There’s a combination of inventiveness, ambition and level of technical skill, not to mention a distinctive baroque sensibility, to Rachel Maclean’s work that one doesn’t see often. Please Sir… is a two-channel video projection loosely inspired by Mark Twain’s ‘The Prince and The Pauper’ with a trace of ‘Oliver Twist’ starring a cockney/Victorian/Glaswegian homeless boy in Adidas stripes and a vermilion-coloured Tudor Prince. Maclean’s videos are collages of lip-synced voices appropriated from popular television and the internet (in this case from various productions of ‘The Prince and The Pauper’, ‘Britain’s Got Talent’ and ‘The Jeremy Kyle Show’), resulting in cliché-ridden and creepily familiar fictions, characterised by an oneiric causality which nonetheless has a linearity within the storytelling. Wearing extravagant self-designed costumes and garish make-up, the artist plays every character within the film, performances which are then greenscreened on to complex backgrounds.

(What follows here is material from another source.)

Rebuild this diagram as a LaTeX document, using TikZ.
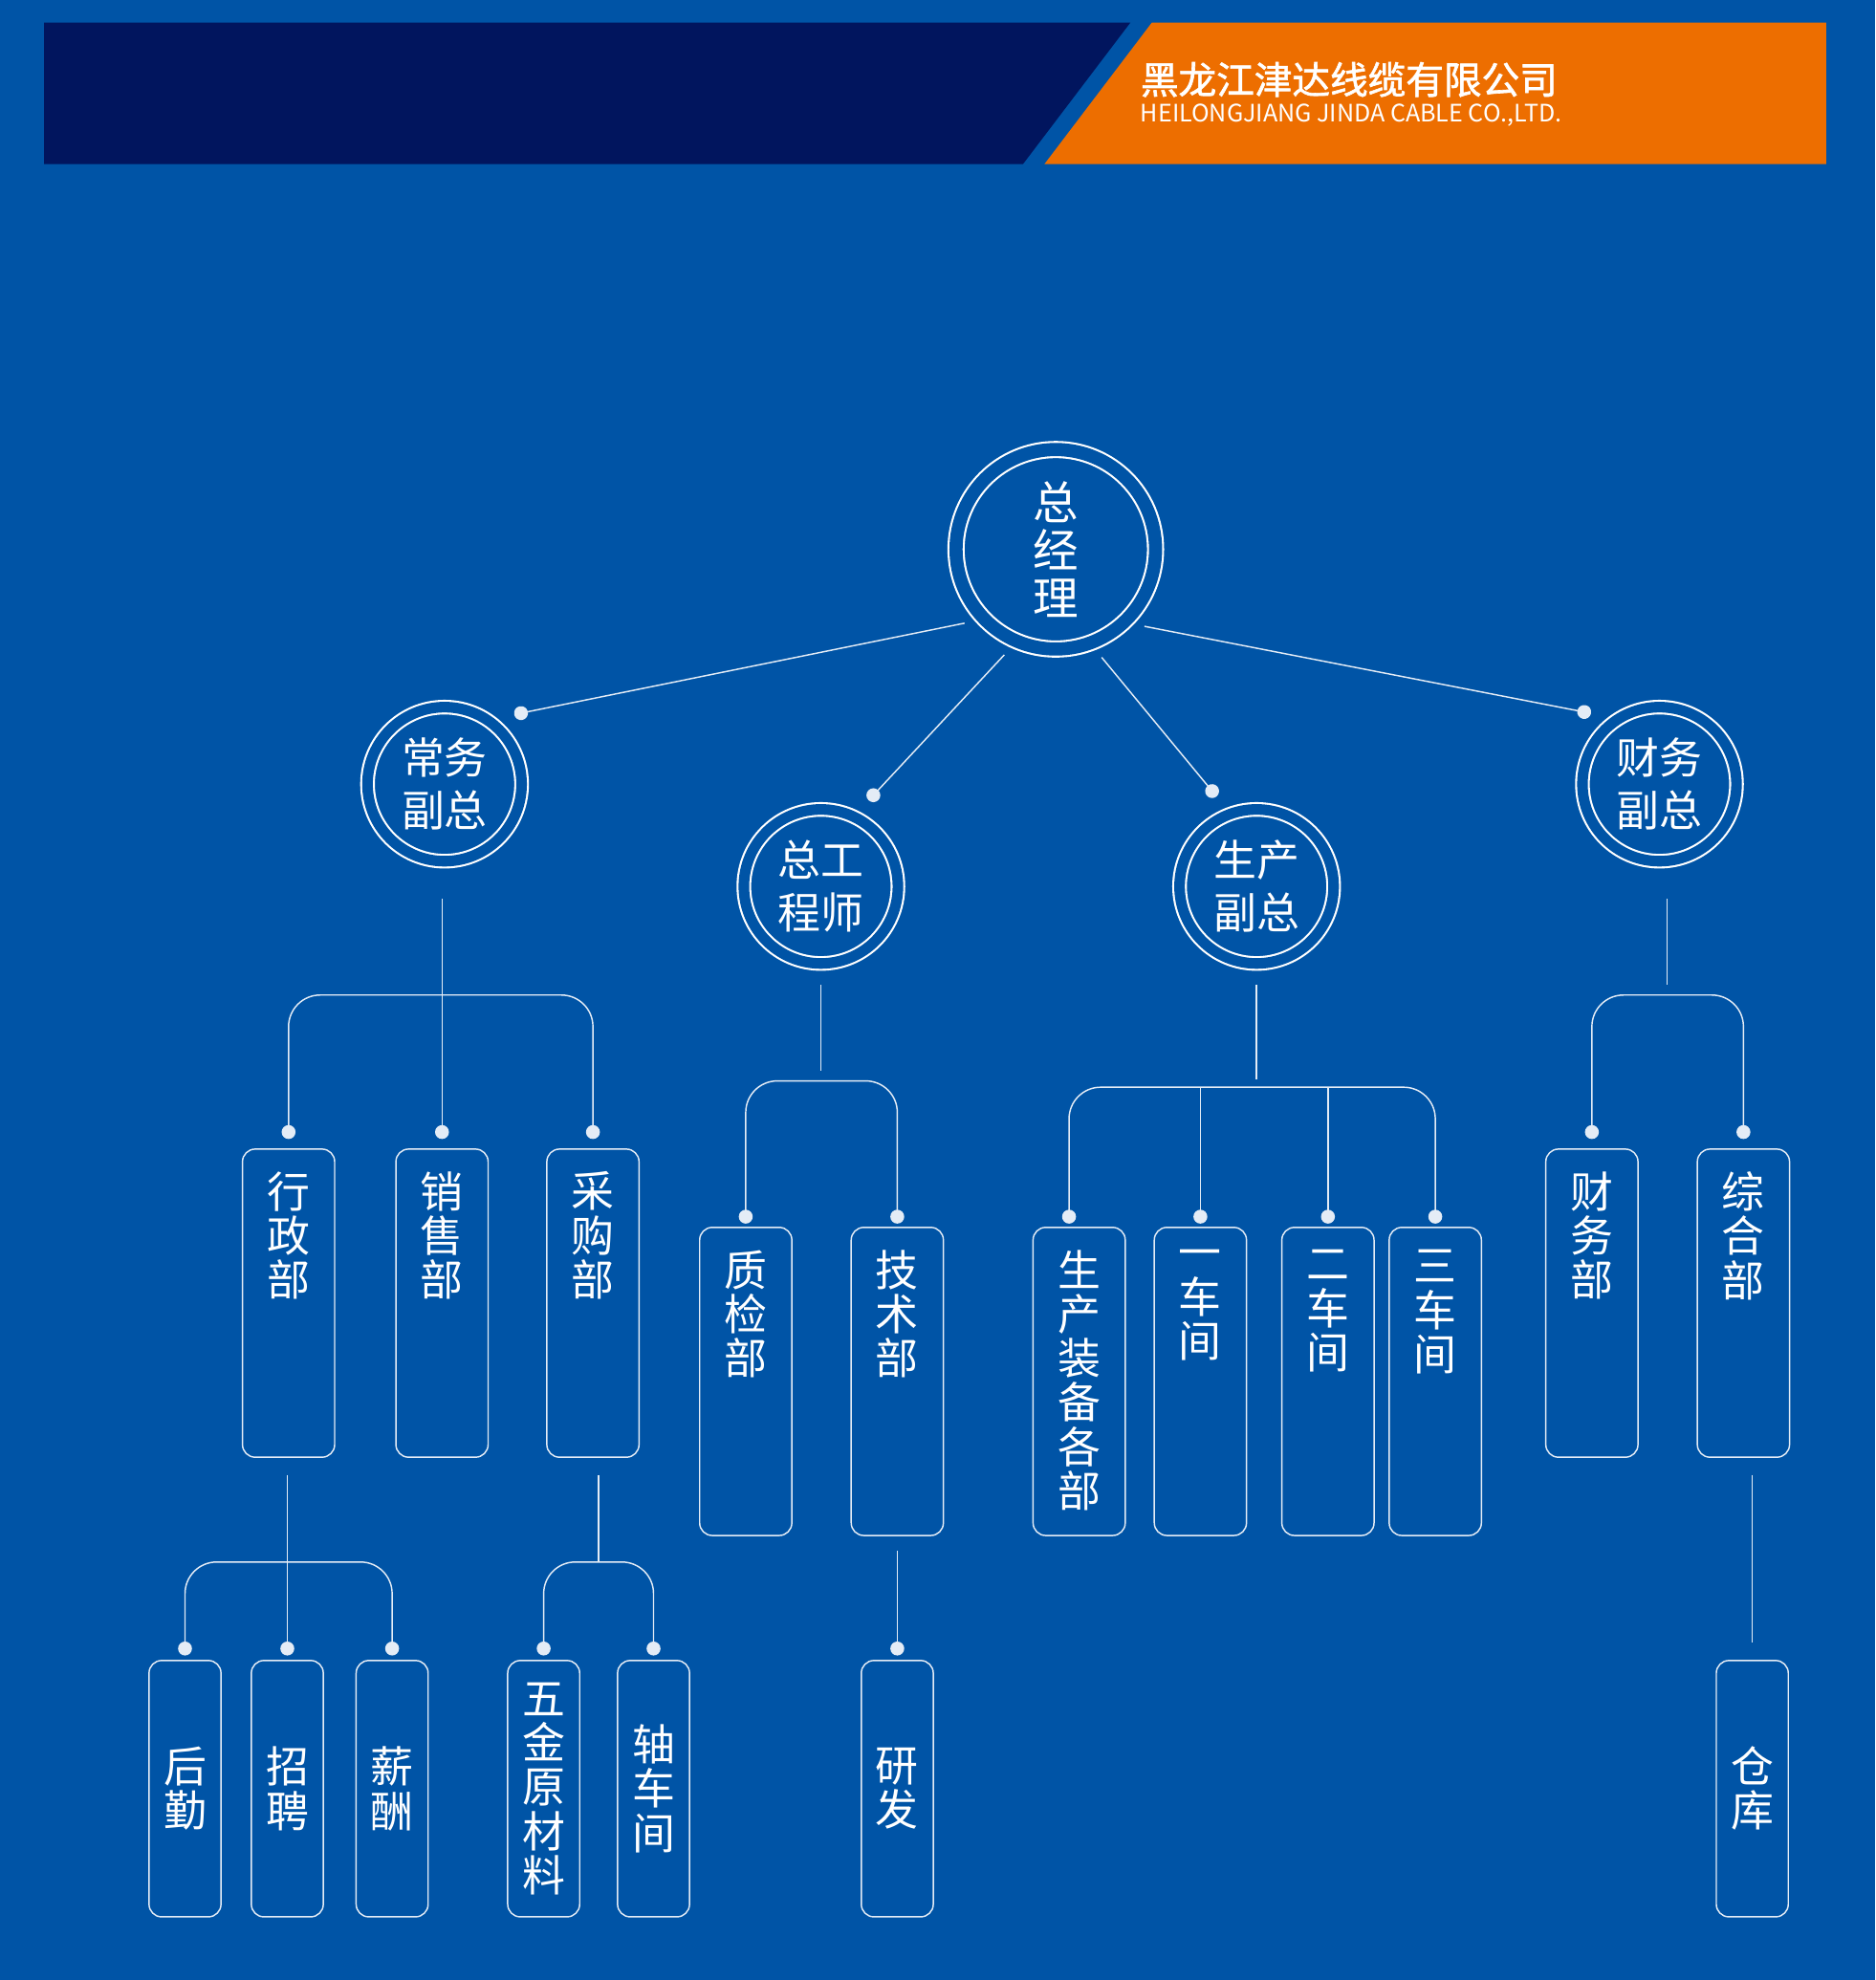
\documentclass[tikz,border=0pt]{standalone}
\usepackage{fontspec}
\usepackage{tikz}
\usetikzlibrary{arrows.meta}
\newfontfamily\cjk{Noto Sans CJK SC}
\newfontfamily\cjktitle[FakeBold=1.6]{Noto Sans CJK SC}
\newcommand{\deptext}[1]{\parbox[c][244pt][t]{73pt}{\centering\vspace*{18pt}#1}}

\tikzset{
  ring/.style={circle,draw=white,line width=1.6,double=bgColor,inner sep=0pt,text=white,align=center},
  topring/.style={ring,minimum size=158,double distance=10.4,outer sep=14,font=\cjk\fontsize{36}{38}\selectfont},
  subring/.style={ring,minimum size=122,double distance=8.4,outer sep=17,font=\cjk\fontsize{34}{42}\selectfont},
  unit/.style={draw=lineColor,line width=1.1,rounded corners=10,inner sep=0pt,text=white,font=\cjk\fontsize{34}{35}\selectfont},
  tallunit/.style={unit,minimum width=73,minimum height=244},
  smallunit/.style={unit,minimum width=57,minimum height=203,text width=57,align=center,outer ysep=4},
  link/.style={draw=lineColor,line width=1.1},
  tolink/.style={link,-{Circle[length=11pt,width=11pt]}},
  twolink/.style={link,rounded corners=25,{Circle[length=11pt,width=11pt]}-{Circle[length=11pt,width=11pt]}}
}

\begin{document}
\begin{tikzpicture}[x=1pt,y=1pt]
\definecolor{bgColor}{RGB}{0,84,166}
\definecolor{navyColor}{RGB}{1,21,94}
\definecolor{orangeColor}{RGB}{237,110,0}
\definecolor{lineColor}{RGB}{228,236,246}
\path[use as bounding box,fill=bgColor] (0,0) rectangle (1485,1568);

% header
\path[fill=navyColor] (35,1438) -- (35,1550) -- (895,1550) -- (810,1438) -- cycle;
\path[fill=orangeColor] (827,1438) -- (912,1550) -- (1446,1550) -- (1446,1438) -- cycle;
\node[text=white,anchor=west,inner sep=0pt,font=\cjktitle\fontsize{30}{30}\selectfont] (title) at (903,1505) {黑龙江津达线缆有限公司};
\node[text=white,anchor=west,inner sep=0pt,font=\cjk\fontsize{19}{19}\selectfont] (subtitle) at (903,1477) {HEILONGJIANG JINDA CABLE CO.,LTD.};

% managers
\node[topring] (gm) at (836,1133) {总\\经\\理};
\node[subring] (fz1) at (352,947) {常务\\副总};
\node[subring] (fz2) at (650,866) {总工\\程师};
\node[subring] (fz3) at (995,866) {生产\\副总};
\node[subring] (fz4) at (1314,947) {财务\\副总};

% departments
\node[tallunit,outer ysep=8] (xz) at (228.5,536) {\deptext{行\\政\\部}};
\node[tallunit,outer ysep=8] (xs) at (350,536) {\deptext{销\\售\\部}};
\node[tallunit,outer ysep=8] (cg) at (469.5,536) {\deptext{采\\购\\部}};
\node[tallunit,outer ysep=8] (cw) at (1260.5,536) {\deptext{财\\务\\部}};
\node[tallunit,outer ysep=8] (zh) at (1380.5,536) {\deptext{综\\合\\部}};

\node[tallunit,outer ysep=3] (zj) at (590.5,474) {\deptext{质\\检\\部}};
\node[tallunit,outer ysep=3] (js) at (710.5,474) {\deptext{技\\术\\部}};
\node[tallunit,outer ysep=3] (sb) at (854.5,474) {\deptext{生\\产\\装\\备\\各\\部}};
\node[tallunit,outer ysep=3] (c1) at (950.5,474) {\deptext{一\\车\\间}};
\node[tallunit,outer ysep=3] (c2) at (1051.5,474) {\deptext{二\\车\\间}};
\node[tallunit,outer ysep=3] (c3) at (1136.5,474) {\deptext{三\\车\\间}};

\node[smallunit] (hq) at (146.5,151.5) {后\\勤};
\node[smallunit] (zp) at (227.5,151.5) {招\\聘};
\node[smallunit] (xc) at (310.5,151.5) {薪\\酬};
\node[smallunit] (wj) at (430.5,151.5) {五\\金\\原\\材\\料};
\node[smallunit] (zc) at (517.5,151.5) {轴\\车\\间};
\node[smallunit] (yf) at (710.5,151.5) {研\\发};
\node[smallunit] (ck) at (1387.5,151.5) {仓\\库};

% bar levels
\coordinate (s1) at ([yshift=-13]fz1.south);
\coordinate (s4) at ([yshift=-13]fz4.south);
\coordinate (b1) at (350,780);
\coordinate (b2) at (650,712);
\coordinate (b3) at (995,707);
\coordinate (b4) at (1320,780);
\coordinate (b5) at (228,331);
\coordinate (b6) at (474,331);

% connectors
\draw[tolink] (gm.219) -- (fz1.45);
\draw[tolink] (gm.244) -- (fz2.61);
\draw[tolink] (gm.293) -- (fz3.114);
\draw[tolink] (gm.319) -- (fz4.134);

\draw[tolink] (s1 -| xs.north) -- (xs.north);
\draw[twolink] (xz.north) |- (b1 -| cg.north) -- (cg.north);

\draw[link] (fz2.south) -- ([yshift=8]b2);
\draw[twolink] (zj.north) |- (b2 -| js.north) -- (js.north);

\draw[link] (fz3.south) -- ([yshift=6]b3);
\draw[twolink] ([xshift=-8]sb.north) |- (b3 -| c3.north) -- (c3.north);
\draw[tolink] (b3 -| c1.north) -- (c1.north);
\draw[tolink] (b3 -| c2.north) -- (c2.north);

\draw[link] (s4 -| b4) -- ([yshift=8]b4);
\draw[twolink] (cw.north) |- (b4 -| zh.north) -- (zh.north);

\draw[tolink] ([yshift=-6]xz.south -| zp.north) -- (zp.north);
\draw[twolink] (hq.north) |- (b5 -| xc.north) -- (xc.north);

\draw[link] ([yshift=-6]cg.south -| b6) -- (b6);
\draw[twolink] (wj.north) |- (b6 -| zc.north) -- (zc.north);

\draw[tolink] ([yshift=-9]js.south) -- (yf.north);
\draw[link] ([yshift=-6]zh.south -| ck.north) -- ([yshift=10]ck.north);
\end{tikzpicture}
\end{document}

Please Sir… is a highly sophisticated composition of popular culture detritus, appropriating the lowbrow language of reality, talent and tabloid talk shows
Maclean’s performances come across as a caricatured melodrama played out by stereotyped and emptied out identities, formally reinforced by the position of the two screens, which are placed one in front of the other. This makes it impossible to focus on both simultaneously, so that drama collapses into a mash-up of postures, signifiers of taste and absurd political correctness, ridiculing the ostensibly British obsession with class, national identity and status. Please Sir… is a highly sophisticated composition of popular culture detritus, appropriating the lowbrow language of reality, talent and tabloid talk shows, yet sitting comfortably in the comparably niche context of a contemporary art space. When, in one of the final scenes, the prince asks his twin pauper ‘What is the difference between us?’ he seems to be indirectly questioning the politically charged segregation between kitsch and good taste. However, Maclean’s satire does not take a Bourdieuian sociologically deterministic stance, which condemns those subtle distinctions of taste that are always indicative of class belonging. Her hyperbolic, surreal and absurdist creations offer their viewers an ‘artified’ and guiltfree version of that pleasure most of us have indulged in, namely secretly thoroughly enjoying an episode of X-Factor whilst overly mocking it.
In Maclean’s work the theatrical satire of Pietro Longhi – the malicious yet benevolent eighteenth-century painter of Venetian bourgeois society – meets the maximalist aesthetics of Ryan Trecartin. Yet there is a mysterious and dark nihilism behind her hyper-saturated pop-grotesque visions. The bursts of fake and hysterical laughter that often signal a turning point in the story resound like sharp digs beyond what might reasonably be deemed as satire. Leaving behind an echo of something which quickly loses its hilarity Maclean’s work reaches its climax when these hyperreal frescoes are relieved of their humorous sugar-coating, eventually revealing a disillusioned epilogue: the unstable and anxious identities populating the film never manage to overthrow the status quo, restrained by a vulgar and undeserving elite. The work seems to suggest that until power relations between social classes are radically redefined, we’re all actors of a grim play in which there are no paupers successfully turned royals but only an army of delusional talent show winners.